Deutschland erhebt oft seine mahnende Stimme. Die Bundesregierung gibt sich gerne als Vorkämpferin für Menschenrechte, auch und gerade in der Diskussion um die Ausrichtung der weltgrößten Entwicklungsorganisation, der Weltbank. Berlin setzt sich dort wortreich für die Rechte indigener Völker ein, verlangt die Berücksichtigung des Klimawandels, den Schutz von Landrechten bei Projekten der UN-Sonderorganisation, an der sie selbst schließlich den viertgrößten Anteil aller 188 Mitgliedsstaaten hält.
Der Einsatz der Bundesregierung für Menschenrechte wird international geschätzt - von Menschenrechtlern in Nichtregierungsorganisationen, von Experten und Politikern aller Couleur. Bei der Weltbank nehme Deutschland eine "herausgehobene Stellung" ein, freut sich die Bundesregierung selbst, die deutsche Stimme habe großes Gewicht bei Projektentscheidungen. Doch sie macht viel zu wenig daraus.
Deutschland passt sich den Gepflogenheiten auf dem diplomatischen Parkett der Weltbank an: Dort mag man offenen Streit nicht, versucht eher hinter den Kulissen zu schlichten. Kampfabstimmungen gibt es nie. Projekte werden vom Aufsichtsrat weitestgehend reibungslos genehmigt. Die deutsche Direktorin dort fügt sich dem.
Dadurch ist die Bundesregierung mitverantwortlich für Projekte, die oft von vorneherein hohe Risiken bergen, etwa von Vertreibung oder Landkonflikten. Nur in Einzelfällen verfolgen die Direktoren später, was aus den Projekten geworden ist, was schiefgelaufen sein könnte.

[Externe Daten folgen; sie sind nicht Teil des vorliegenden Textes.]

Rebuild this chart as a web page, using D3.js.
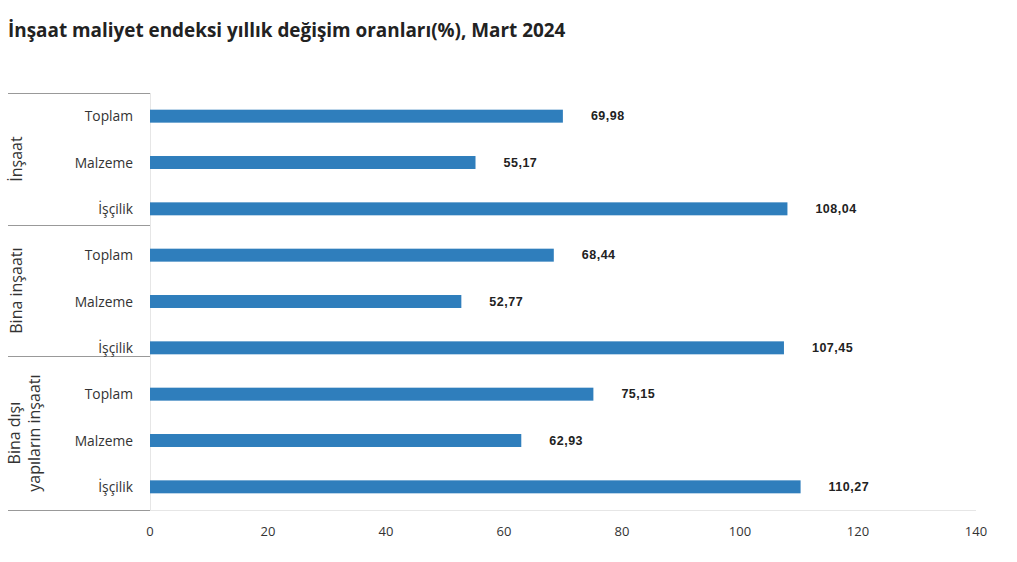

Und für viele Projekte gibt Deutschland sogar über seine Entwicklungsbanken selbst Kredite. Die Banken behaupten, dafür strenge Regeln einzuhalten und Risiken vor Ort zu prüfen. Kontrollieren kann das im Regelfall weder die Öffentlichkeit noch der Deutsche Bundestag. Denn die Projektdetails sind vertraulich, bleiben verborgen.
Ein Unding! Und ein krasser Widerspruch zur forsch vorgetragenen Forderung der Bundesregierung an die Weltbank, diese müsse alle Beurteilungen und Prüfberichte ihrer Projekte zügig veröffentlichen. Anderen sagen, was sie tun sollen, und es selbst nicht einhalten - das ist Doppelmoral.
Die Weltbank indes geht in Sack und Asche. Präsident Kim wiederholte nach der Veröffentlichung der Recherchen jetzt, man werde es künftig besser machen, die Umsiedlungspolitik verändern, Reformen einleiten. Das klingt einsichtig und kritikfähig. Und das ist sicherlich ein Anfang. Doch bisher hat immer die Geldmentalität der Banker in der Weltbank gesiegt, der Drang, immer mehr Kredite für immer mehr Projekte zu vergeben - gerade in Konkurrenz zur zunehmenden Entwicklungsfinanzierung aus China und anderen Schwellenländern. Ein irrsinniger Wettlauf - vermeintlich zum Wohl der Ärmsten - oft genug zu ihrem Schaden.